29 September 2010

Prepare for the Jump to 3D

Maybe the reason the Mayan calendar doesn't go into 2012 is that they foresaw that was when George Lucas would plan to begin releasing the Star Wars movies in 3D.  This would begin shortly after the late 2011 Blu-ray Disc release of the entire series with The Phantom Menace and continue annually until 2017 with the release of Return of the Jedi..

Despite his recent claim that he was inspired to do this by the success of Avatar, this was a project Lucas declared as something he wanted to do several years ago.  I could be mistaken, but I believe it was even discussed before Revenge of the Sith opened.  I was under the impression that Lucas already had ILM hard at work readying the original films for 3D.

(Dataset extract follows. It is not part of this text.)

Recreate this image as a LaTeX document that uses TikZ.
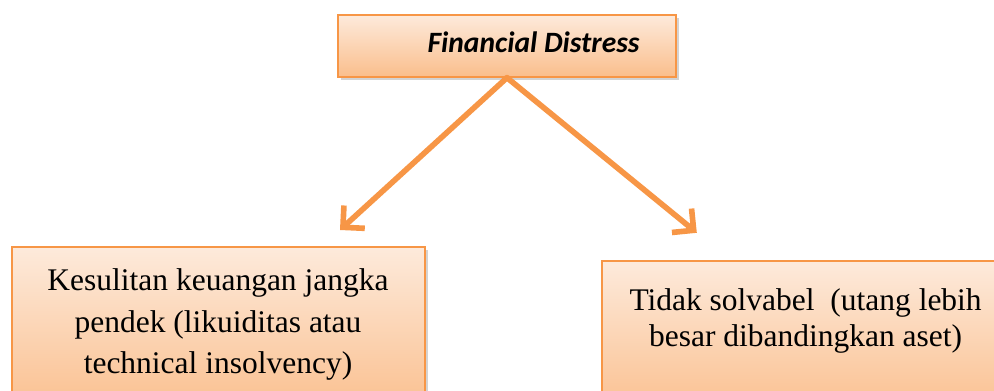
\documentclass[tikz,border=0pt]{standalone}
\usepackage{fontspec}
\setmainfont{Liberation Serif}
\newfontfamily\calibri{Carlito}
\usetikzlibrary{arrows.meta,shadows}

\definecolor{peachtop}{RGB}{253,234,219}
\definecolor{peachbot}{RGB}{250,190,140}
\definecolor{orangeline}{RGB}{247,150,70}

\begin{document}
\begin{tikzpicture}
% Page size and clipping
\useasboundingbox (0,0) rectangle (24.85,9.75);
\clip (0,0) rectangle (24.85,9.75);

\tikzset{
  peachbox/.style={rectangle, draw=orangeline, line width=1pt, top color=peachtop, bottom color=peachbot,
    drop shadow={shadow xshift=2pt, shadow yshift=-2pt, opacity=0.35}},
  boxtext/.style={anchor=north, align=center},
  orangearrow/.style={draw=orangeline, line width=4pt, line cap=round, -{Straight Barb[length=11pt, width=22pt, line width=4pt]}}
}

% Boxes
\node[peachbox, minimum width=8.45cm, minimum height=1.55cm] (distress) at (12.675, 8.6) {};
\node[anchor=base, font=\calibri\fontsize{21}{24}\selectfont\bfseries\itshape] (distresstext) at (13.34, 8.425) {Financial Distress};

\node[peachbox, minimum width=10.325cm, minimum height=4.25cm] (shortterm) at (5.4625, 1.45) {};
\node[boxtext, font=\fontsize{22.4}{29.5}\selectfont] (shorttermtext) at (5.45, 3.15) {Kesulitan keuangan jangka\\pendek (likuiditas atau\\technical insolvency)};

\node[peachbox, minimum width=9.95cm, minimum height=3.975cm] (insolvent) at (20.025, 1.2375) {};
\node[boxtext, font=\fontsize{22.4}{25.6}\selectfont] (insolventtext) at (20.14, 2.65) {Tidak solvabel~ (utang lebih\\besar dibandingkan aset)};

% Arrows
\coordinate (lefttip) at (8.5, 4.0);
\coordinate (righttip) at (17.42, 3.93);
\draw[orangearrow] (distress.south) -- (lefttip);
\draw[orangearrow] (distress.south) -- (righttip);
\end{tikzpicture}
\end{document}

Reports also indicate that the release of the whole series is also contingent upon the success of The Phantom Menace in 2012.  Lucas will use its box office take as a barometer for determining whether to continue releasing the remainder of the series theatrically.  Even if this doesn't pan out (and it's hard to imagine fans not attending a re-release of any of these movies), it's pretty clear that Lucas's ultimate goal is to have Star Wars ready should 3D TV's and Blu-ray players penetrate the market the way manufacturers hope.  Which, really, is strange because this is the same guy who really resisted releasing these movies on DVD, showing a lack of faith in the format at a time when it had much more support than does 3D.

Digital 3D should be easy for the Prequels
Critics hate 3D with an outspoken passion, and their chief complaint is that most films released in 3D were not filmed in 3D, but rather tweaked in post-production.  I would think that the prequels (especially the last two, which were filmed digitally for the express purpose of maximizing his ability to doctor the footage afterwards) were made with this eventuality in mind.  In fact, they seem perfect for it, since only the principle actors and a handful of props and partial sets were even real in the first place.  It would seem fairly easy to substitute new 3D elements for the previous digital content.

Before anyone dismisses the Star Wars 3D re-releases as another after-the-fact conversion project, let's not forget this is George Lucas.  If anyone in the world has the will--and the resources--to make this work, it's him.  This is, after all, the guy who founded Industrial Light & Magic because no other effects house was capable of delivering what he wanted for the first film.  Attack of the Clones was the first motion picture filmed entirely digitally because he believed that the technology would revolutionize the shooting process.  This 3D plan is not one of artistry, but of technology.  And because of that, I believe it will work.

And, really, who among us doesn't want to see lightsaber duels in 3D?